**** SUPPLIED INFORMATION

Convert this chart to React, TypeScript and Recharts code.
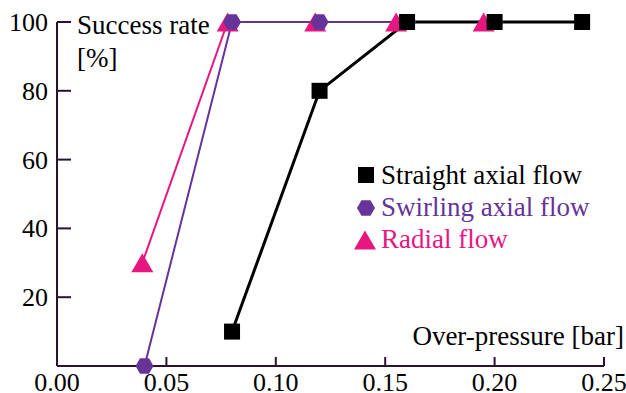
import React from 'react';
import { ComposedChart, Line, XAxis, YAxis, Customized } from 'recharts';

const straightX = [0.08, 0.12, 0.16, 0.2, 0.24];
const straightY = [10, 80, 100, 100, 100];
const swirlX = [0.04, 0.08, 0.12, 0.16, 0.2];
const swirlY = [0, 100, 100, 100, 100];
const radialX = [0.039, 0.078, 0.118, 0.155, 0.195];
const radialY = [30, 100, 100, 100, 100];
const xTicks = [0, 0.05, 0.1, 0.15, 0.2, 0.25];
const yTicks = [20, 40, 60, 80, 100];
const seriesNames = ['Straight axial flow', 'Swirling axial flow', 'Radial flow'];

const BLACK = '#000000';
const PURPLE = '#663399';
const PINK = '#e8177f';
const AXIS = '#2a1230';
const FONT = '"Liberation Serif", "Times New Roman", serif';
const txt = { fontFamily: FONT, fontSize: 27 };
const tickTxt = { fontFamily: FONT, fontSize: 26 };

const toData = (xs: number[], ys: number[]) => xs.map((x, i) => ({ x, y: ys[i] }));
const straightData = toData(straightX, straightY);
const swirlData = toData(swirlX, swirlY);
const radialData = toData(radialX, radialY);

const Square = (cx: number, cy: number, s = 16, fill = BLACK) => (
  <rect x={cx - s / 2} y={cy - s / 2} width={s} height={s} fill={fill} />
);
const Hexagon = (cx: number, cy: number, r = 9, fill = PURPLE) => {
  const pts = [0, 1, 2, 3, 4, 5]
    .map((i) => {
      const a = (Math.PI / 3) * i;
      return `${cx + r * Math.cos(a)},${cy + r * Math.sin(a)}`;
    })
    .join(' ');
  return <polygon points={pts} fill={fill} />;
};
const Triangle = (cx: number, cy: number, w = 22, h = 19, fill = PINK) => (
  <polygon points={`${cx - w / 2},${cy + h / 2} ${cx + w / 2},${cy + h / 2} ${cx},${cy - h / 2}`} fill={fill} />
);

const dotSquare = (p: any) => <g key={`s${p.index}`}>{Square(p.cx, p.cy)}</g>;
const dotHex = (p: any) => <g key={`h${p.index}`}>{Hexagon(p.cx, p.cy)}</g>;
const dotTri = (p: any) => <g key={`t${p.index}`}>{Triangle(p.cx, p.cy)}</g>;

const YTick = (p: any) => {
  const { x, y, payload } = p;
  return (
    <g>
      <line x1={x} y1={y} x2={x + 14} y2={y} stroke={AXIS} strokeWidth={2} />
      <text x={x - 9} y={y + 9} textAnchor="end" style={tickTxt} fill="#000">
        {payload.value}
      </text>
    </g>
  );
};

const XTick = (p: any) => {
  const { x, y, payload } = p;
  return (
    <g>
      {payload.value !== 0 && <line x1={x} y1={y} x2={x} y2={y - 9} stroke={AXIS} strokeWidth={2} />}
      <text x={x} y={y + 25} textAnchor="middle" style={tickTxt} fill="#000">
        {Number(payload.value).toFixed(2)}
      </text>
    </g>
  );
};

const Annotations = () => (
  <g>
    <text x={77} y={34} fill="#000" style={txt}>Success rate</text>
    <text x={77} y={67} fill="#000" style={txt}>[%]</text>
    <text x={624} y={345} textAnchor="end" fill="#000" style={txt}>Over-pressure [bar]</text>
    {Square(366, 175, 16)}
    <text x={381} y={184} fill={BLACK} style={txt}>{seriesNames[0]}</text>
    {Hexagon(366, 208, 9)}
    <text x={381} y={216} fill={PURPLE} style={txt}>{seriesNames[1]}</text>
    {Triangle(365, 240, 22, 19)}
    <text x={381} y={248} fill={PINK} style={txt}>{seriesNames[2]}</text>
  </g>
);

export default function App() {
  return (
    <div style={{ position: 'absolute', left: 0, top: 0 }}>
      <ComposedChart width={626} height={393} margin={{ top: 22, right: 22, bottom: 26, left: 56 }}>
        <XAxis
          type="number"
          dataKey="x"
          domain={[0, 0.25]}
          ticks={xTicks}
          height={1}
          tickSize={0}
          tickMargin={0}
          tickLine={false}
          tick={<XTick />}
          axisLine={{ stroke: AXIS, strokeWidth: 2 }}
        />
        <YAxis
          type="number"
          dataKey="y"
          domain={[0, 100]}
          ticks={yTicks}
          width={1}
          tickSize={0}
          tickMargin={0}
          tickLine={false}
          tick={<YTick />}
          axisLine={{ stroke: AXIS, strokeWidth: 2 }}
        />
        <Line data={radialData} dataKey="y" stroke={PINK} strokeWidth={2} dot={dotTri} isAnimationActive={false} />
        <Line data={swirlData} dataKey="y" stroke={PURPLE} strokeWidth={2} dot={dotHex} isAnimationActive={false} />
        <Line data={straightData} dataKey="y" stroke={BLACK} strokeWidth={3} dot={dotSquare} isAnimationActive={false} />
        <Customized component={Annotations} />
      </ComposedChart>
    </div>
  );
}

********

■ TASK INSTRUCTIONS:
Write out exactly the opening lines of the data, stopping after the line that holds "const radialData = toData(radialX, radialY);". Exclude pictures.

■ WRITTEN ANSWER:
Convert this chart to React, TypeScript and Recharts code.
import React from 'react';
import { ComposedChart, Line, XAxis, YAxis, Customized } from 'recharts';

const straightX = [0.08, 0.12, 0.16, 0.2, 0.24];
const straightY = [10, 80, 100, 100, 100];
const swirlX = [0.04, 0.08, 0.12, 0.16, 0.2];
const swirlY = [0, 100, 100, 100, 100];
const radialX = [0.039, 0.078, 0.118, 0.155, 0.195];
const radialY = [30, 100, 100, 100, 100];
const xTicks = [0, 0.05, 0.1, 0.15, 0.2, 0.25];
const yTicks = [20, 40, 60, 80, 100];
const seriesNames = ['Straight axial flow', 'Swirling axial flow', 'Radial flow'];

const BLACK = '#000000';
const PURPLE = '#663399';
const PINK = '#e8177f';
const AXIS = '#2a1230';
const FONT = '"Liberation Serif", "Times New Roman", serif';
const txt = { fontFamily: FONT, fontSize: 27 };
const tickTxt = { fontFamily: FONT, fontSize: 26 };

const toData = (xs: number[], ys: number[]) => xs.map((x, i) => ({ x, y: ys[i] }));
const straightData = toData(straightX, straightY);
const swirlData = toData(swirlX, swirlY);
const radialData = toData(radialX, radialY);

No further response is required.